Africa Is Starting to Look Like the Tech Industry's Next China

April 18 (Bloomberg) -- Nairobi, Kenya has become the tech hub of Africa, a niche that could be worth more than one billion dollars to the country in the next three years despite its 40% unemployment rate. Kenya is throwing all their eggs in the tech basket as they build a multi-billion dollar infrastructure in the form of a "Techno City" that will support 200,000. (Source: Bloomberg)

Technology companies have found a lot to love about Africa. The continent is home to fast-growing economies with underdeveloped infrastructure begging for a high-tech makeover.

Some of the biggest global tech companies will soon invest as much there as in China, everybody's other favorite growth story.
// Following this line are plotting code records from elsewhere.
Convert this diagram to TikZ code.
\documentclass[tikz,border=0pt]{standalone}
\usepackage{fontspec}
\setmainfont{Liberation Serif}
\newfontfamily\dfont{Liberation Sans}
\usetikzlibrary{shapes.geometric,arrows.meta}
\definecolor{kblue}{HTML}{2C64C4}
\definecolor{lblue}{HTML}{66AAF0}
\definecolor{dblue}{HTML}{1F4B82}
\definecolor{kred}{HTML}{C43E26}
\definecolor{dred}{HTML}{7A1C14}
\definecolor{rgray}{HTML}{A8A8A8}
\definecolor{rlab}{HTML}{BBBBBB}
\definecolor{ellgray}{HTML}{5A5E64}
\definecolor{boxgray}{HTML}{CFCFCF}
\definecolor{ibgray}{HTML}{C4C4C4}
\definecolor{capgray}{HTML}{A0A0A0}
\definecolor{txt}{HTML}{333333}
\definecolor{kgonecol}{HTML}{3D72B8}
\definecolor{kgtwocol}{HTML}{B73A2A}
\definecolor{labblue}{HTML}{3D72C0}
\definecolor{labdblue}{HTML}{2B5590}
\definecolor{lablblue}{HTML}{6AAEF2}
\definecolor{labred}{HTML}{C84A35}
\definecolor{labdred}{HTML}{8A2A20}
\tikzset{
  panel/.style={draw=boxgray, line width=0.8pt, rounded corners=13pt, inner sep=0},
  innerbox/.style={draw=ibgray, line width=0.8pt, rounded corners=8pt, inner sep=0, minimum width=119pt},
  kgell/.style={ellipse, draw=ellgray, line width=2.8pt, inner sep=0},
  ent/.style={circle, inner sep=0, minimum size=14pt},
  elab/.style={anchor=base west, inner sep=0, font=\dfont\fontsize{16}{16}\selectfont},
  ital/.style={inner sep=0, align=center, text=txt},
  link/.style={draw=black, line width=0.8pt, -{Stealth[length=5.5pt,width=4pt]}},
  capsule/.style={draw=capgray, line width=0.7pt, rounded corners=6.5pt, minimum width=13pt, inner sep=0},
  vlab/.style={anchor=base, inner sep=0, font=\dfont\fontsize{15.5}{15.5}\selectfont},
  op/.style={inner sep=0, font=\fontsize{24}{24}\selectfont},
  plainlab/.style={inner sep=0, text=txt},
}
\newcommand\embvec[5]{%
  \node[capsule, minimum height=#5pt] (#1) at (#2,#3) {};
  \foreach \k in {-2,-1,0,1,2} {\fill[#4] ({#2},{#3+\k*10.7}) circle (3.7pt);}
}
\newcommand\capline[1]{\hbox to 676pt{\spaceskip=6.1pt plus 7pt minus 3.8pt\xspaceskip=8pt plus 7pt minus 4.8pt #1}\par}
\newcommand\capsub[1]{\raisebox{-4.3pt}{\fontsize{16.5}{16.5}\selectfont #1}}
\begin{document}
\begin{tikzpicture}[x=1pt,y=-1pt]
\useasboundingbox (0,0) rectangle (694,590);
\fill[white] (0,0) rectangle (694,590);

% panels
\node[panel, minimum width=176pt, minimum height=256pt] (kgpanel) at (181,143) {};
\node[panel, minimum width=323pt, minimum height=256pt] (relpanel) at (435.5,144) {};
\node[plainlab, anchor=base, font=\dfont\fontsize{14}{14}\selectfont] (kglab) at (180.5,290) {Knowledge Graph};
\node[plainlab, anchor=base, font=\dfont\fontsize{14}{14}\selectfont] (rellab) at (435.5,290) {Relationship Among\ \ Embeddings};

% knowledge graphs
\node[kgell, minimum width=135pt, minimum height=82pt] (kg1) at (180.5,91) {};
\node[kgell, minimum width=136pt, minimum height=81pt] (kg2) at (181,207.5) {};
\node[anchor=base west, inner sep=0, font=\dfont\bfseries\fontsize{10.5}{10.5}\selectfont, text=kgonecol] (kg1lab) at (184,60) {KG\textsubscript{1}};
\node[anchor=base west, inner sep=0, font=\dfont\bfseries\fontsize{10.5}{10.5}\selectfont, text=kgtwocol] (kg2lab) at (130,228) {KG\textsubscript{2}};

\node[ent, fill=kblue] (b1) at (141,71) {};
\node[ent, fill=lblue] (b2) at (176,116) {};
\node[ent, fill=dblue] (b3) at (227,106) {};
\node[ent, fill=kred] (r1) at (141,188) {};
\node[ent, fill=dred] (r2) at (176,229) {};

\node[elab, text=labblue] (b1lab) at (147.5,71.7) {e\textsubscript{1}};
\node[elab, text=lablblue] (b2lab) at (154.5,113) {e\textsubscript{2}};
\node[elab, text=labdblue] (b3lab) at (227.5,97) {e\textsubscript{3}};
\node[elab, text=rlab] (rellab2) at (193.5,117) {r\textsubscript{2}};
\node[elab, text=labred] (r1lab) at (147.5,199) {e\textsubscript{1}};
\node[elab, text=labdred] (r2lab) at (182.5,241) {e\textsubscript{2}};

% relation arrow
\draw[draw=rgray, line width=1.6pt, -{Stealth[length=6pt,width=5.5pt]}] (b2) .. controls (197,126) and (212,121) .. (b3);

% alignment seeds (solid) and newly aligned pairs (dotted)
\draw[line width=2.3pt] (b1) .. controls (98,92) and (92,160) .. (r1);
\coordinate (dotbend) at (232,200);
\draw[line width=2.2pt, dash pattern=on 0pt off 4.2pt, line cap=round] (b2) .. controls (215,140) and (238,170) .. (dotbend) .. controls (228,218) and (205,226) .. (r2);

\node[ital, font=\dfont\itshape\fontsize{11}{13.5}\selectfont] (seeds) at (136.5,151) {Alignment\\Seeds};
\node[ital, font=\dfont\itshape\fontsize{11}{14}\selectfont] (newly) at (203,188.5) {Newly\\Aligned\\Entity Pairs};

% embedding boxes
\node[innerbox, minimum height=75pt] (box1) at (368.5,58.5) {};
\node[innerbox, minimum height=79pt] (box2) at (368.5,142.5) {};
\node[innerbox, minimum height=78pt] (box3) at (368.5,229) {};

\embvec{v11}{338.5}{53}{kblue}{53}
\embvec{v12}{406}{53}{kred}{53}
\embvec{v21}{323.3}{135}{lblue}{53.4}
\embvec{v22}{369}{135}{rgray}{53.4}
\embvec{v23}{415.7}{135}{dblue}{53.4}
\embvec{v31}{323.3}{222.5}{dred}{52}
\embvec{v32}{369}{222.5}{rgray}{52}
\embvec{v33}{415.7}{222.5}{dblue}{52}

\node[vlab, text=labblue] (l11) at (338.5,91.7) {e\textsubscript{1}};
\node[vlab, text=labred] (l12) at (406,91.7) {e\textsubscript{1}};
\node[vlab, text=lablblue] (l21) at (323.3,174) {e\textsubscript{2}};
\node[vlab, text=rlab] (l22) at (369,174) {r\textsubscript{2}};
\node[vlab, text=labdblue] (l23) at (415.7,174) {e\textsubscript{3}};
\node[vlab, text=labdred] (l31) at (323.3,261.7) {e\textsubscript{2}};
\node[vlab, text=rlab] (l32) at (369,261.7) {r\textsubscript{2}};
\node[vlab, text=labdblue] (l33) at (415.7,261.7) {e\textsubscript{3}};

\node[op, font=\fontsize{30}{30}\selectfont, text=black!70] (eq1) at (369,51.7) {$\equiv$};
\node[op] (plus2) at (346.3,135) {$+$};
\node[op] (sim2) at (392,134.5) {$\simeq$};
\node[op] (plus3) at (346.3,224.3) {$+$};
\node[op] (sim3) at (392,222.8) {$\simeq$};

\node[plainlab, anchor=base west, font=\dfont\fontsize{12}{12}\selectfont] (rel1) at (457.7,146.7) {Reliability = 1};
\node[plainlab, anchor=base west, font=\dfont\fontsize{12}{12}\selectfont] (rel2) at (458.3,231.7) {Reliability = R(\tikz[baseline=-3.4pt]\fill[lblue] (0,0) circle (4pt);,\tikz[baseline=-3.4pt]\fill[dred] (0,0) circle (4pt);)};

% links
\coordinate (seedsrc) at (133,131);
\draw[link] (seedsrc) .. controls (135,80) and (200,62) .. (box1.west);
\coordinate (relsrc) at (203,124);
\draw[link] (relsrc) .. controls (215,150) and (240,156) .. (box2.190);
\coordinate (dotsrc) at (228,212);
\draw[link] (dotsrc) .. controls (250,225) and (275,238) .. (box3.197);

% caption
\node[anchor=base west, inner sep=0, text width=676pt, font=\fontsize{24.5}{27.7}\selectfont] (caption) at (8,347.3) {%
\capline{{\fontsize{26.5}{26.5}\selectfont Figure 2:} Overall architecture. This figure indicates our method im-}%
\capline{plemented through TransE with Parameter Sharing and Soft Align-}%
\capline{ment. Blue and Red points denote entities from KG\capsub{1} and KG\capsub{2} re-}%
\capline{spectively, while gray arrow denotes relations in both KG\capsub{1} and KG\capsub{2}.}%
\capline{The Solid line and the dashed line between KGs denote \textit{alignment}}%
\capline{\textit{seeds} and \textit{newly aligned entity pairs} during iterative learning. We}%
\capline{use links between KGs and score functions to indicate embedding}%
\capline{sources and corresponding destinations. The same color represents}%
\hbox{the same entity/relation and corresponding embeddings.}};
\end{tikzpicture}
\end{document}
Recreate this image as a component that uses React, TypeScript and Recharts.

Jim Hagemann Snabe, SAP's co-chief executive officer, said yesterday that his company's spending in Africa could soon catch up with China. In 2011, the German company, the largest maker of business-management software, announced plans to invest more than $2 billion in China by 2015. Now, there's a "boom in business" in Africa that could make the continent SAP's "main driver" of growth, as my colleague Chris Spillane reported from Johannesburg.

International Business Machines is also betting big on Africa. IBM expects revenue from Africa to surpass $1 billion by 2015, Bloomberg's Sarah Frier reported in February. Microsoft is also expanding its presence in Africa.

Sub-Saharan Africa's economy is expected to grow 5.6 percent this year and 6.1 percent in 2014, while the global economy is expected to grow just 4 percent, according to the International Monetary Fund. Tech companies are eager to help fill in the gaps of Africa's lack of sophisticated computing and telecommunications infrastructure.

South Africa and Egypt already have pretty good Internet connectivity, but other countries such as Nigeria, Kenya and Morocco lag way behind, presenting big opportunities.

Apple, IBM and other tech giants have been pouring billions of dollars into China recently, helping to drive rapid economic expansion and lift millions of people out of poverty. Now, it could be Africa's turn.